Le respect de l'armée d'Italie pour le territoire de Gênes, sur lequel elle est obligée de passer pour attaquer Oneille, donne la plus haute idée des vertus des défenseurs de la république et du caractère national. Mais on aime à voir des soldats fatigués respecter des plaines d'orangers qu'ils traversent ; et, à côté, l'armée des Alpes franchir des précipices, gravir des montagnes, braver des torrents de feu, fondre au pas de charge sur les ennemis, et planter l'étendard de la république sur des monts inaccessibles.

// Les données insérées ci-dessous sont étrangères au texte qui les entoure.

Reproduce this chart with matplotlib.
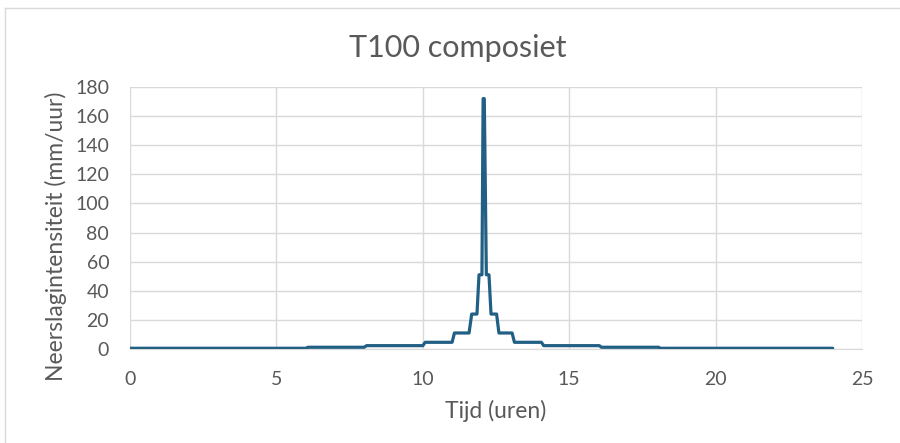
import matplotlib
matplotlib.use("Agg")
import matplotlib.pyplot as plt
from matplotlib.lines import Line2D

# Data: corner points of the composite hyetograph (time in hours, intensity in mm/h)
tijd = [0.0, 6.0, 6.08, 8.0, 8.08, 10.0, 10.08, 11.0, 11.08, 11.58, 11.67,
        11.85, 11.92, 12.02, 12.06, 12.1, 12.17, 12.26, 12.33, 12.52, 12.6,
        13.05, 13.13, 14.05, 14.13, 16.03, 16.1, 18.05, 18.12, 24.0]
intensiteit = [0.5, 0.5, 1.2, 1.2, 2.3, 2.3, 4.6, 4.6, 11.0, 11.0, 24.0,
               24.0, 51.0, 51.0, 172.0, 172.0, 51.0, 51.0, 24.0, 24.0, 11.0,
               11.0, 4.6, 4.6, 2.3, 2.3, 1.2, 1.2, 0.5, 0.5]
x_ticks = [0, 5, 10, 15, 20, 25]
y_ticks = [0, 20, 40, 60, 80, 100, 120, 140, 160, 180]

plt.rcParams['font.family'] = ['Lato', 'DejaVu Sans']

W, H = 900, 443
fig = plt.figure(figsize=(9, 4.43), dpi=100)
fig.patch.set_facecolor('white')
# chart-area border (top and left edges visible in the crop)
fig.lines.append(Line2D([4.5/W, 4.5/W], [0, 1 - 7.5/H], transform=fig.transFigure,
                        color='#d9d9d9', linewidth=1.0))
fig.lines.append(Line2D([4.5/W, 1], [1 - 7.5/H, 1 - 7.5/H], transform=fig.transFigure,
                        color='#d9d9d9', linewidth=1.0))

ax = fig.add_axes([130/W, 1 - 349/H, (862 - 130)/W, (349 - 87)/H])
ax.plot(tijd, intensiteit, color='#215f84', linewidth=2.3, solid_joinstyle='round',
        solid_capstyle='round', zorder=3)

ax.set_xlim(0, 25)
ax.set_ylim(0, 180)
ax.set_xticks(x_ticks)
ax.set_yticks(y_ticks)
ax.grid(True, color='#d9d9d9', linewidth=1.0)
ax.set_axisbelow(True)
for s in ['top', 'right', 'left']:
    ax.spines[s].set_visible(False)
ax.spines['bottom'].set_color('#d9d9d9')
ax.tick_params(axis='both', length=0, labelsize=14, colors='#595959')
ax.tick_params(axis='y', pad=15)
ax.tick_params(axis='x', pad=16)

fig.text(458/W, 1 - 57/H, 'T100 composiet', fontsize=22, color='#595959',
         ha='center', va='baseline')
fig.text(496/W, 1 - 418/H, 'Tijd (uren)', fontsize=16.5, color='#595959',
         ha='center', va='baseline')
fig.text(63/W, 1 - 236/H, 'Neerslagintensiteit (mm/uur)', fontsize=16.5, color='#595959',
         ha='center', va='baseline', rotation=90, rotation_mode='anchor')

fig.savefig('out.png', dpi=100)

On verse des pleurs sur les corps sanglants des généraux Brulé et Langlais, tués par les Piémontais en s'élançant les premiers dans leurs retranchements ; mais on regrette de n'avoir pas marché avec eux à l'instant où l'armée s'ébranle, au milieu des combats, et jusqu'au moment glorieux qui leur fait trouver dans la mort l'immortalité.

Cette forme offre une foule d'avantages ; elle est à la fois simple et sublime comme la révolution ; elle rappelle le souvenir des combats et des succès des défenseurs de la république. Ces numéros ne sont plus un recueil de faits décousus, difficiles à retenir et d'une impression passagère, mais un faisceau de vertus républicaines ; ils deviennent des jalons placés de distance, en distance par la Convention nationale, et qui peuvent fournir des matériaux importants à l'histoire de la révolution et du peuple français.

Chaque année aura, pour ainsi dire, le recueil de ses actions héroïques ; il deviendra pour elles une occasion journalière d'émulation, et à la paix un monument glorieux de leurs travaux.

C'est principalement à tout ce qui porte l'empreinte et le grand caractère de la révolution, à tout ce qui peut l'honorer et imprimer dans toutes les âmes l'amour de la patrie et de la liberté, qu'il faut ouvrir une place dans ce recueil. Sans doute nous aurions encore une riche moisson à faire, si, remontant jusque sous la monarchie, nous voulions porter nos regards sur ces familles respectables que des travaux utiles conservèrent à la vertu, au milieu de la corruption des mœurs ; mais ce n'est pas là notre objet, ni l'intention de la Convention, ni le sens du décret du 28 septembre. Il ne s'agit pas de compiler d'anciens journaux, mais de marcher avec le peuple depuis qu'il a conquis sa liberté, de recueillir les vertus qu'il a semées, et de rédiger un grand livre des actions héroïques, capables d'immortaliser les héros qu'enfante la liberté, et de fixer l'admiration de tous les siècles.